La historia de la humanidad se escribe con paradojas. Hoy asistimos a una especialmente reveladora: el triunfo político del conservadurismo coincide con su aparente final. O, al menos, con una profunda e inquietante transformación. Conforme a las ideas expuestas en ¿Por qué ha fracasado el liberalismo?, el célebre libro de Patrick J. Deneen, en el cual se advierte de que la ideología liberal puede terminar socavando las bases comunitarias que la sustentan, cabría preguntarse por el sentido de esta mutación.
Lean, por ejemplo, la interpretación que plantea el portugués Bruno Maçães, en su artículo Conservatism is dead, recientemente publicado en la revista The New Statesman, donde sostiene que muchas formas actuales del conservadurismo se ven impulsadas más por un fervor destructivo que por una defensa genuina del orden. La gran tragedia de la modernidad reside en la pérdida del hilo de la tradición que unía el pasado con el futuro, anunciándolo desde el presente. Lo que se ha perdido es el sentido del orden, que es como hablar del sentido de la realidad.
Maçães lo sugiere en su texto al atreverse a preguntar por las instituciones que merecerían ser conservadas. Detrás de cualquier idealización sólo se encuentra el vacío y la ausencia; o quizás un espejo de nuestros miedos. Son formas de escapismo que reflejan el duelo nihilista por un mundo que ya no existe y que, de hecho, nunca ha existido ni existirá. Poco importa que lo llamemos utopía o nostalgia, MAGA o MEGA; la falta de realismo conduce a un paisaje de ruinas, al Brexit o a la crisis de identidad política en Estados Unidos. Este es un principio que admite poca discusión. La gran literatura lo ha explorado a fondo.
¿Y qué mejor ejemplo que Joan Didion para entenderlo? En uno de sus mejores libros –Slouching Towards Bethlehem– definió la California de los sesenta como un lugar atrapado por sus mitos y desilusiones. Con mirada fría y luminosa, describió un mundo que se desmoronaba, un mundo cuyo centro moral había desaparecido. El ensayo de Didion traza los contornos puros de una época tan impura como la nuestra.
«El verdadero conservadurismo no puede confundir la resistencia a valores de la izquierda con una revolución reaccionaria»
Sin embargo, esa búsqueda de un centro perdido conduce inevitablemente a la destrucción, como nos recuerda la experiencia revolucionaria. La nostalgia, cuando se hace dogmática, adquiere el tono inflamado de la ira. Lo comprobamos en la fractura la OTAN ante el desgaste provocado por la guerra de Ucrania o en la desarticulación de instituciones y estructuras en nombre de la eficiencia presupuestaria. El miedo llama al miedo y la desconfianza a la desconfianza. Perder el vínculo atlántico que unía a dos pueblos hermanos, a dos civilizaciones, como son la americana y la europea, no augura nada bueno para nuestro futuro común.

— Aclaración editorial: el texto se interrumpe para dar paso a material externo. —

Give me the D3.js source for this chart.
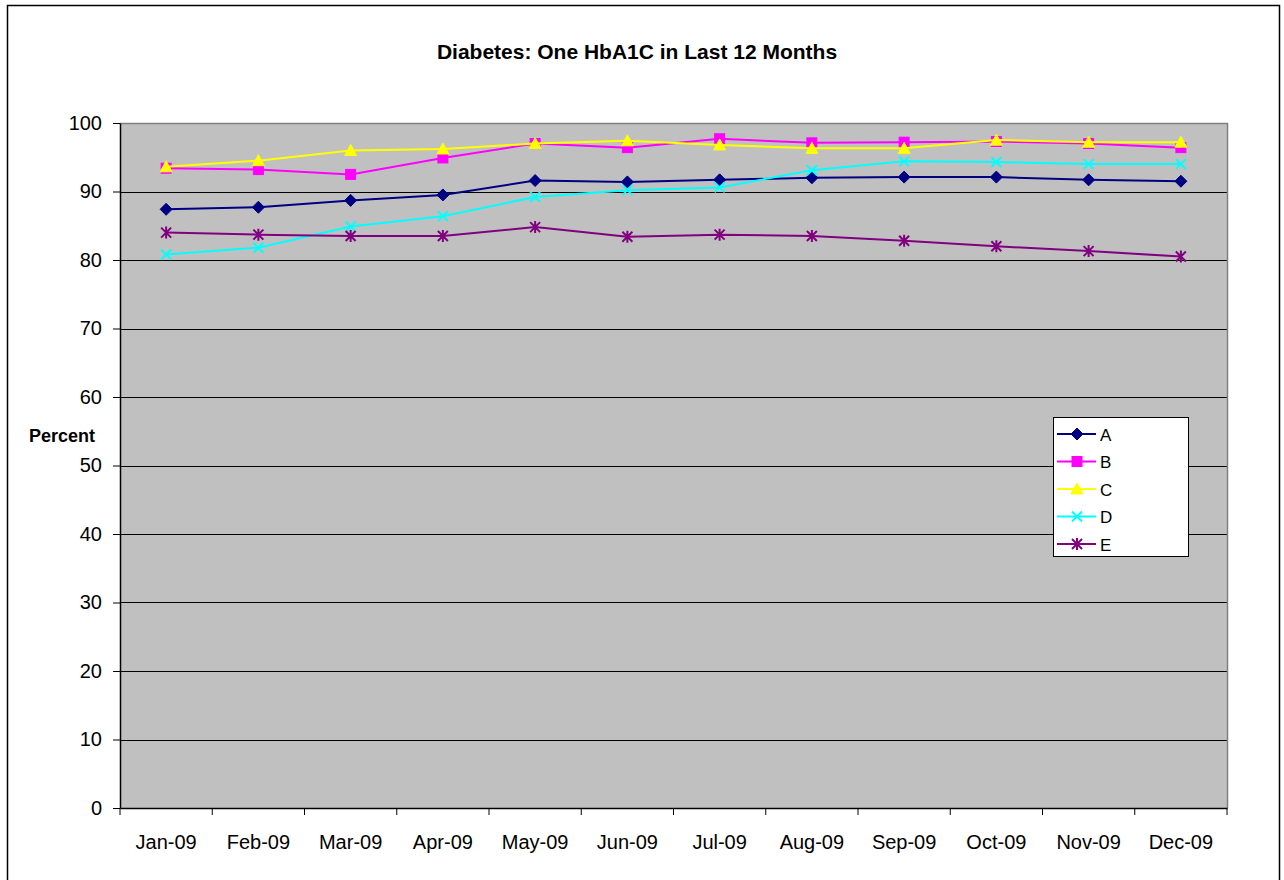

En realidad, si queremos sobrevivir cultural, política y socialmente, necesitamos reformular lo antes posible una idea de orden que sea a la vez creíble y realista, no dogmática ni nostálgica. «La Historia es ondulante», nos recordaba Josep Pla citando a Montaigne; y quizás un primer paso necesario sea reconocer la provisionalidad y el carácter incompleto de cualquier ideología o de cualquier credo político. Vivimos en un tiempo de experimentación, de creación continua, pero también de inseguridad. Y, sin embargo, esto no es algo nuevo: el futuro siempre se edifica desde la incertidumbre.
En este sentido, más que la preservación obsesiva de un pasado en ruinas, el desafío consiste en comprender que el verdadero conservadurismo no puede confundir la resistencia a unos valores de la izquierda que le disgustan con una revolución reaccionaria. Al contrario, el mejor conservadurismo –el que va de Burke a Oakeshott– responde al don del tiempo, a una construcción paciente en diálogo con sus imperfecciones y sus límites. Porque, como bien sabe la literatura, es precisamente una cierta dosis de duda la que acaba revelando la verdad.